Minimum Index Sum of Two Lists

Minimum Index Sum of Two Lists

1. What is this problem about?

The "Minimum Index Sum of Two Lists" coding problem is a popular "easy" difficulty question often used in the initial rounds of interviews. You are given two lists of strings (e.g., restaurant names), and you need to find the strings that are common to both lists. However, there's a catch: you aren't just looking for any common string; you are looking for those with the minimum sum of their indices in the two lists.

If multiple strings share the same minimum index sum, you should return all of them. This problem tests your ability to efficiently cross-reference data and keep track of a "running minimum" while processing potential candidates.

2. Why is this asked in interviews?

Yelp and Amazon frequently use this question because it mirrors a real-life use case: finding common preferences between two users. If User A lists their favorite restaurants in order and User B does the same, the restaurant they both like that is "highest" on their combined lists (lowest index sum) is the best recommendation.

Interviewer's use this to check:

• Data Structure Selection: Does the candidate use a Hash Map for fast lookups?
• Handling Multi-item Results: Can the candidate correctly manage a list of results when several items tie for the minimum?
• String Comparison Efficiency: Understanding that while strings are being compared, the primary logic is about index manipulation.

3. Algorithmic pattern used

The most efficient pattern is the Hash Map (Hash Table) pattern.

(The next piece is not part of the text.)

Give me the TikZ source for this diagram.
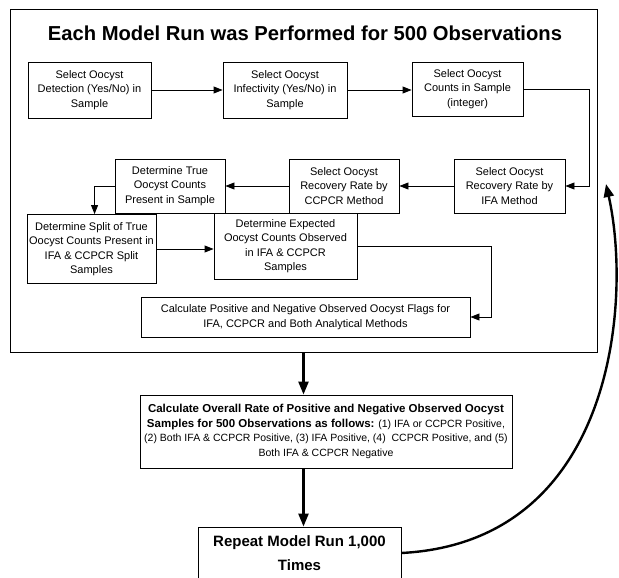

1. Store all strings from the first list as keys in a hash map, with their indices as the values.
2. Iterate through the second list. For each string, check if it exists in the hash map.
3. If it exists, calculate the index sum (current index in list 2 + stored index from list 1).
4. Maintain a variable for the current_min_sum.
   • If the new sum is less than current_min_sum, clear your result list, add the current string, and update current_min_sum.
   • If the new sum equals current_min_sum, simply add the string to your result list.

4. Example explanation

List 1: ["Burger King", "KFC", "Subway", "Pizza Hut"] List 2: ["KFC", "Burger King", "Tapioca Express"]

• "KFC" is at index 1 in List 1 and index 0 in List 2. Sum = $1 + 0 = 1$.
• "Burger King" is at index 0 in List 1 and index 1 in List 2. Sum = $0 + 1 = 1$.
• "Subway" is not in List 2.
• "Pizza Hut" is not in List 2.
• "Tapioca Express" is not in List 1.

The minimum sum found is 1. Both "KFC" and "Burger King" result in this sum. The final answer would be ["KFC", "Burger King"].

5. Common mistakes candidates make

• Nested Loops: Using two for-loops to compare every item in List 1 with every item in List 2. This results in $O(M \times N)$ time complexity, which is inefficient for large lists.
• Overwriting the Result: Forgetting to clear the result list when a new lower minimum index sum is found.
• Case Sensitivity: Not asking if "kfc" and "KFC" should be treated as the same restaurant (usually they are different unless specified).

6. Interview preparation tip

When you see a problem involving "finding common elements" or "intersection," your mind should immediately jump to Hash Maps. They provide $O(1)$ average time complexity for lookups, which usually turns an $O(N^2)$ problem into an $O(N)$ one. Always clarify the output format—do the results need to be in any specific order? (In this problem, they usually don't).